The play was an absolute blast. Everything went smoothly (except for the time I lost my microphone when Tiff and I were doing the drunk driving PSA sketch), and people loved us: especially the “Aerosmith Comes to Wayne’s World” scene. The crowd just loved seeing Tiff and me enact the old Wayne’s World classic: “we’re not worthy! We’re not worthy!” We tried to work in every Wayne’s World catchphrase possible: from “party time! Excellent!” to “schwing,” we covered a lot of ground. (Yes, I know “schwing” probably wasn’t appropriate, but Tiff and I made it work. In our play, “schwing” meant “awesome,” and was not used in conjunction with Heather Locklear like it was in the real show. That could’ve gotten weird.)
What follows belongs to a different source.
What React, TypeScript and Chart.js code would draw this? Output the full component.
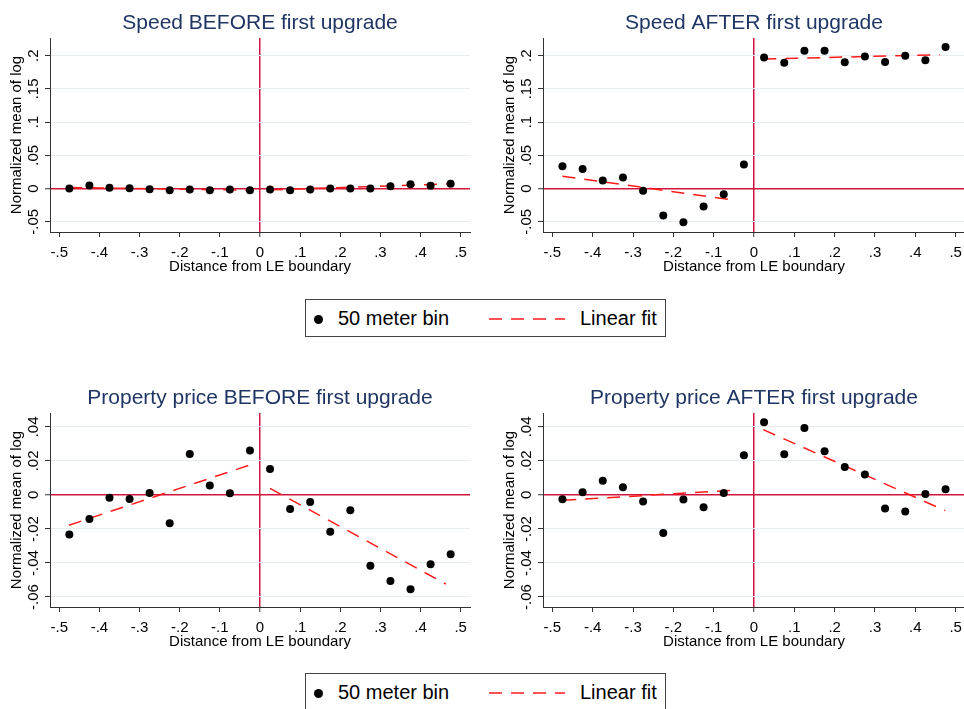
import React, { useEffect, useRef } from "react";
import { Chart, registerables } from "chart.js";

Chart.register(...registerables);

// ---------- data ----------
const bins = [-0.475, -0.425, -0.375, -0.325, -0.275, -0.225, -0.175, -0.125, -0.075, -0.025,
  0.025, 0.075, 0.125, 0.175, 0.225, 0.275, 0.325, 0.375, 0.425, 0.475];

const speedBefore = [0.0, 0.0045, 0.001, 0.0005, -0.001, -0.0025, -0.0015, -0.0025, -0.0015, -0.0025,
  -0.0015, -0.0025, -0.0015, 0.0, 0.0, 0.0, 0.0035, 0.0065, 0.004, 0.007];
const speedAfter = [0.0335, 0.0295, 0.012, 0.0165, -0.0035, -0.0405, -0.051, -0.027, -0.0085, 0.036,
  0.1975, 0.1895, 0.2075, 0.2075, 0.19, 0.199, 0.1905, 0.2, 0.193, 0.213];
const priceBefore = [-0.0233, -0.0141, -0.0016, -0.0024, 0.0012, -0.0167, 0.0241, 0.0055, 0.001, 0.0261,
  0.0153, -0.0082, -0.0041, -0.0216, -0.009, -0.0416, -0.0506, -0.0555, -0.0408, -0.0349];
const priceAfter = [-0.0025, 0.0016, 0.0084, 0.0045, -0.0039, -0.0224, -0.0027, -0.0073, 0.0012, 0.0233,
  0.0427, 0.0239, 0.0394, 0.0257, 0.0165, 0.012, -0.008, -0.0098, 0.0006, 0.0033];

const speedBeforeFitLeftX = [-0.475, -0.03];
const speedBeforeFitLeftY = [0.0015, -0.0025];
const speedBeforeFitRightX = [0.025, 0.47];
const speedBeforeFitRightY = [-0.002, 0.007];

const speedAfterFitLeftX = [-0.475, -0.043];
const speedAfterFitLeftY = [0.0185, -0.018];
const speedAfterFitRightX = [0.023, 0.461];
const speedAfterFitRightY = [0.195, 0.2015];

const priceBeforeFitLeftX = [-0.476, -0.023];
const priceBeforeFitLeftY = [-0.0178, 0.0178];
const priceBeforeFitRightX = [0.025, 0.463];
const priceBeforeFitRightY = [0.0039, -0.0524];

const priceAfterFitLeftX = [-0.473, -0.039];
const priceAfterFitLeftY = [-0.0031, 0.0029];
const priceAfterFitRightX = [0.023, 0.474];
const priceAfterFitRightY = [0.0384, -0.0092];

const xTickValues = [-0.5, -0.4, -0.3, -0.2, -0.1, 0, 0.1, 0.2, 0.3, 0.4, 0.5];
const xTickLabels = ["-.5", "-.4", "-.3", "-.2", "-.1", "0", ".1", ".2", ".3", ".4", ".5"];
const speedYTickValues = [-0.05, 0, 0.05, 0.1, 0.15, 0.2];
const speedYTickLabels = ["-.05", "0", ".05", ".1", ".15", ".2"];
const priceYTickValues = [-0.06, -0.04, -0.02, 0, 0.02, 0.04];
const priceYTickLabels = ["-.06", "-.04", "-.02", "0", ".02", ".04"];

const xRange = [-0.5232, 0.5232];
const speedYRange = [-0.0655, 0.2267];
const priceYRange = [-0.0659, 0.0482];

const titles = [
  "Speed BEFORE first upgrade",
  "Speed AFTER first upgrade",
  "Property price BEFORE first upgrade",
  "Property price AFTER first upgrade",
];
const xTitle = "Distance from LE boundary";
const yTitle = "Normalized mean of log";
const legendPoint = "50 meter bin";
const legendLine = "Linear fit";

// ---------- styles ----------
const FONT = "'Liberation Sans', Arial, Helvetica, sans-serif";
const TITLE_COLOR = "#1f3563";
const REF_RED = "#d2143c";
const FIT_RED = "#ff1a1a";
const GRID = "#e6edf2";
const AXIS = "#333333";

type PanelProps = {
  left: number;
  top: number;
  width: number;
  height: number;
  title: string;
  ys: number[];
  fitLX: number[];
  fitLY: number[];
  fitRX: number[];
  fitRY: number[];
  yRange: number[];
  yTicks: number[];
  yTickLabels: string[];
};

function Panel(p: PanelProps) {
  const ref = useRef<HTMLCanvasElement | null>(null);
  useEffect(() => {
    if (!ref.current) return;
    const pts = bins.map((x, i) => ({ x, y: p.ys[i] }));
    const fitL = p.fitLX.map((x, i) => ({ x, y: p.fitLY[i] }));
    const fitR = p.fitRX.map((x, i) => ({ x, y: p.fitRY[i] }));
    const lineDs = (data: any) => ({
      type: "line" as const,
      data,
      borderColor: FIT_RED,
      borderWidth: 1.5,
      borderDash: [13, 9],
      pointRadius: 0,
      fill: false,
      order: 2,
    });
    const chart = new Chart(ref.current, {
      type: "scatter",
      data: {
        datasets: [
          {
            type: "scatter",
            data: pts,
            backgroundColor: "#000",
            borderColor: "#000",
            borderWidth: 0,
            pointRadius: 4,
            order: 1,
          } as any,
          lineDs(fitL),
          lineDs(fitR),
        ],
      },
      options: {
        responsive: false,
        animation: false,
        events: [],
        layout: { padding: { left: 0, right: 12, top: 0, bottom: 0 } },
        plugins: {
          legend: { display: false },
          tooltip: { enabled: false },
          title: {
            display: true,
            text: p.title,
            fullSize: false,
            color: TITLE_COLOR,
            font: { family: FONT, size: 21, weight: "normal", lineHeight: 1.2 },
            padding: { top: 10.8, bottom: 2 },
          },
        },
        scales: {
          x: {
            type: "linear",
            min: xRange[0],
            max: xRange[1],
            afterBuildTicks: (s: any) => {
              s.ticks = xTickValues.map((v) => ({ value: v }));
            },
            afterFit: (s: any) => {
              s.height = 58;
            },
            ticks: {
              autoSkip: false,
              maxRotation: 0,
              minRotation: 0,
              padding: 7,
              color: "#000",
              font: { family: FONT, size: 15 },
              callback: (_v: any, i: number) => xTickLabels[i],
            },
            grid: {
              drawOnChartArea: true,
              color: (c: any) => (c.tick && c.tick.value === 0 ? REF_RED : "rgba(0,0,0,0)"),
              lineWidth: (c: any) => (c.tick && c.tick.value === 0 ? 1.5 : 1),
              tickColor: AXIS,
              tickLength: 5,
              tickWidth: 1,
            },
            border: { display: true, color: AXIS, width: 1 },
            title: {
              display: true,
              text: xTitle,
              color: "#000",
              font: { family: FONT, size: 15 },
              padding: { top: 0, bottom: 14 },
            },
          },
          y: {
            type: "linear",
            min: p.yRange[0],
            max: p.yRange[1],
            afterBuildTicks: (s: any) => {
              s.ticks = p.yTicks.map((v) => ({ value: v }));
            },
            afterFit: (s: any) => {
              s.width = 50;
            },
            ticks: {
              autoSkip: false,
              minRotation: 90,
              maxRotation: 90,
              crossAlign: "center",
              padding: -2,
              color: "#000",
              font: { family: FONT, size: 15 },
              callback: (_v: any, i: number) => p.yTickLabels[i],
            },
            grid: {
              color: (c: any) => (c.tick && c.tick.value === 0 ? REF_RED : GRID),
              lineWidth: (c: any) => (c.tick && c.tick.value === 0 ? 1.5 : 1),
              tickColor: AXIS,
              tickLength: 5,
              tickWidth: 1,
            },
            border: { display: true, color: AXIS, width: 1 },
            title: {
              display: true,
              text: yTitle,
              color: "#000",
              font: { family: FONT, size: 15 },
              padding: { top: 8, bottom: 0 },
            },
          },
        },
      } as any,
    });
    return () => chart.destroy();
  }, []);
  return (
    <canvas
      ref={ref}
      width={p.width}
      height={p.height}
      style={{ position: "absolute", left: p.left, top: p.top, width: p.width, height: p.height }}
    />
  );
}

function Legend({ top }: { top: number }) {
  return (
    <div
      style={{
        position: "absolute",
        left: 305,
        top,
        width: 361,
        height: 38,
        boxSizing: "border-box",
        border: "1px solid #444",
        background: "#fff",
        fontFamily: FONT,
        fontSize: 20,
        color: "#000",
      }}
    >
      <div
        style={{
          position: "absolute",
          left: 7.5,
          top: 14.5,
          width: 9,
          height: 9,
          borderRadius: "50%",
          background: "#000",
        }}
      />
      <div style={{ position: "absolute", left: 32, top: 0, lineHeight: "36px", whiteSpace: "nowrap" }}>
        {legendPoint}
      </div>
      <svg style={{ position: "absolute", left: 183, top: 17 }} width={76} height={4}>
        <line x1={0} y1={2} x2={76} y2={2} stroke={FIT_RED} strokeWidth={1.5} strokeDasharray="13 9" />
      </svg>
      <div style={{ position: "absolute", left: 274, top: 0, lineHeight: "36px", whiteSpace: "nowrap" }}>
        {legendLine}
      </div>
    </div>
  );
}

export default function App() {
  return (
    <div
      style={{
        position: "absolute",
        left: 0,
        top: 0,
        width: 964,
        height: 709,
        overflow: "hidden",
        background: "#fff",
      }}
    >
      <Panel
        left={0} top={0} width={482} height={290}
        title={titles[0]} ys={speedBefore}
        fitLX={speedBeforeFitLeftX} fitLY={speedBeforeFitLeftY}
        fitRX={speedBeforeFitRightX} fitRY={speedBeforeFitRightY}
        yRange={speedYRange} yTicks={speedYTickValues} yTickLabels={speedYTickLabels}
      />
      <Panel
        left={493} top={0} width={484} height={290}
        title={titles[1]} ys={speedAfter}
        fitLX={speedAfterFitLeftX} fitLY={speedAfterFitLeftY}
        fitRX={speedAfterFitRightX} fitRY={speedAfterFitRightY}
        yRange={speedYRange} yTicks={speedYTickValues} yTickLabels={speedYTickLabels}
      />
      <Panel
        left={0} top={375} width={482} height={290}
        title={titles[2]} ys={priceBefore}
        fitLX={priceBeforeFitLeftX} fitLY={priceBeforeFitLeftY}
        fitRX={priceBeforeFitRightX} fitRY={priceBeforeFitRightY}
        yRange={priceYRange} yTicks={priceYTickValues} yTickLabels={priceYTickLabels}
      />
      <Panel
        left={493} top={375} width={484} height={290}
        title={titles[3]} ys={priceAfter}
        fitLX={priceAfterFitLeftX} fitLY={priceAfterFitLeftY}
        fitRX={priceAfterFitRightX} fitRY={priceAfterFitRightY}
        yRange={priceYRange} yTicks={priceYTickValues} yTickLabels={priceYTickLabels}
      />
      <Legend top={299} />
      <Legend top={673} />
    </div>
  );
}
Landshark and the Church Lady were hits, as well, but Wayne’s World was the clear favorite. I’d had the best time being Wayne, and I was definitely sorry to see it end. I was almost sorry to throw away my mullet wig… almost.
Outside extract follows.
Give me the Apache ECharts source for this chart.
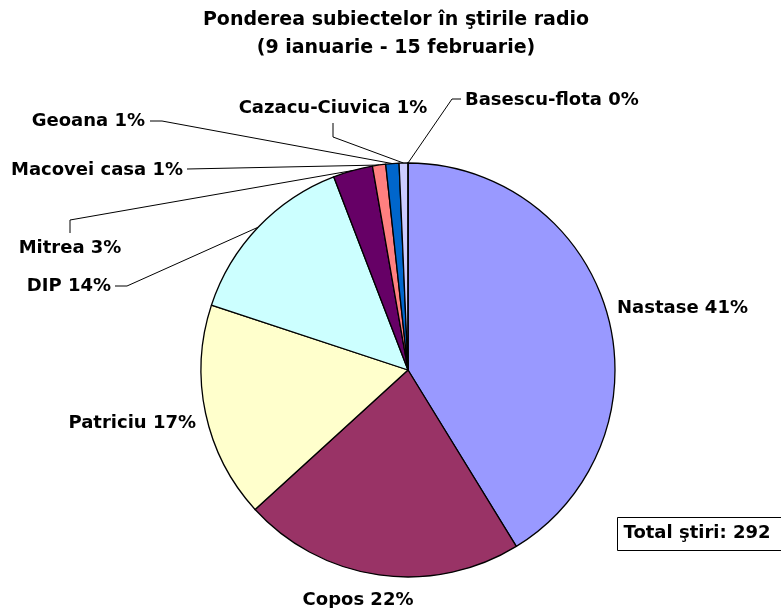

I had been in school plays before, and I would be in one more play after SNL. However, I have never had as much fun in a school play as I did during the short run of Saturday Night Live. Sure, it helped that we were performing old familiar skits that had been proven to be funny once before, but what really made it great was the incredible freedom that we were given. If you wanted to be in a skit, YOU made it happen.
Thinking back, I would’ve loved to do more skits. If I could do it over, my next skit would undeniably be Matt Foley: Chris Farley’s motivational speaker who lives in a van down by the river.